Mientras leen estas líneas, un inmenso conejo blanco se pasea por la Cámara de los Comunes. Como el conejo de Alicia, lleva un grandísimo reloj y no para de repetir “¡Ay Dios mío, qué tarde llego!”. Ni uno solo de los 650 diputados británicos que tienen en sus manos el destino del 'brexit' se han dado cuenta de que ese conejo existe, ofuscados como están en enmendar un acuerdo inalterable, o decidir qué tipo de 'brexit' les viene mejor los miércoles por la tarde.

Mientras tanto, el conejo se está tomando un buen whisky escocés en el deliciosamente apodado 'bar de los extraños' (uno de los bares que hay en el palacio de Westminster) y contempla el espectáculo con incredulidad y más que creciente alarma.
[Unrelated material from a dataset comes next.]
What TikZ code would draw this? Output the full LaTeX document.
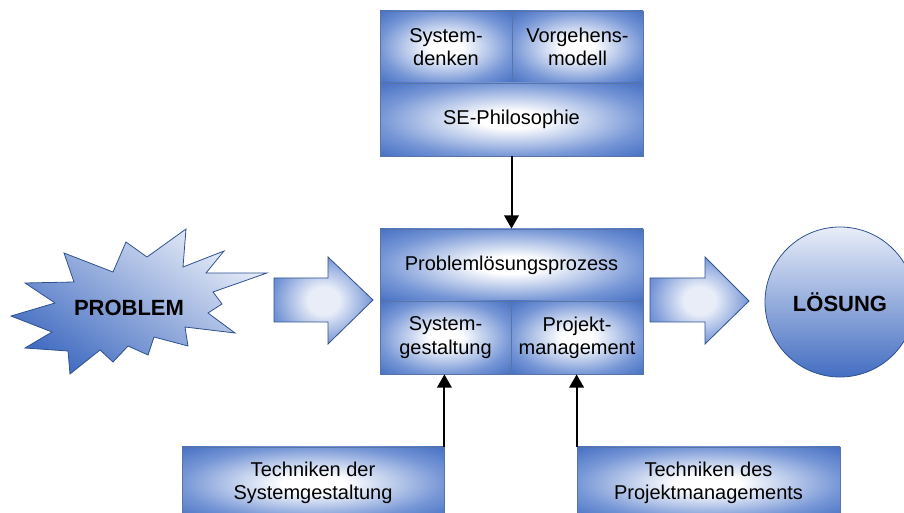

Supongo que ya habrán adivinado que el conejo blanco de esta historia es la Unión Europea. Tras la derrota de su acuerdo de divorcio y el previsible aunque inútil voto en contra de una salida por las bravas de esta noche, Theresa May tendrá más que probablemente que pedirle una prórroga a los Veintisiete. Para conseguir un tiempo extra, que seguramente sirva de más bien poco, todos los gobiernos de la UE sin excepción tienen que estar de acuerdo. Y eso implica condiciones.

El conejo (los Veintisiete) sabe que, sumidos en el caos absoluto, sin planes ni mayorías, los diputados británicos no van a prestarle la menor atención por ahora. Pero también sabe que, una vez se den de bruces con la realidad, probablemente antes de que acabe la semana, tendrán que empezar a pensar cual es el precio que están dispuestos a pagar por el tiempo suplementario: ¿elecciones? ¿revocación? ¿un segundo referéndum? El conejo vuelve a su whisky. Y, mirando su enorme reloj, cuenta las horas que quedan hasta el 29 de marzo. Tictac.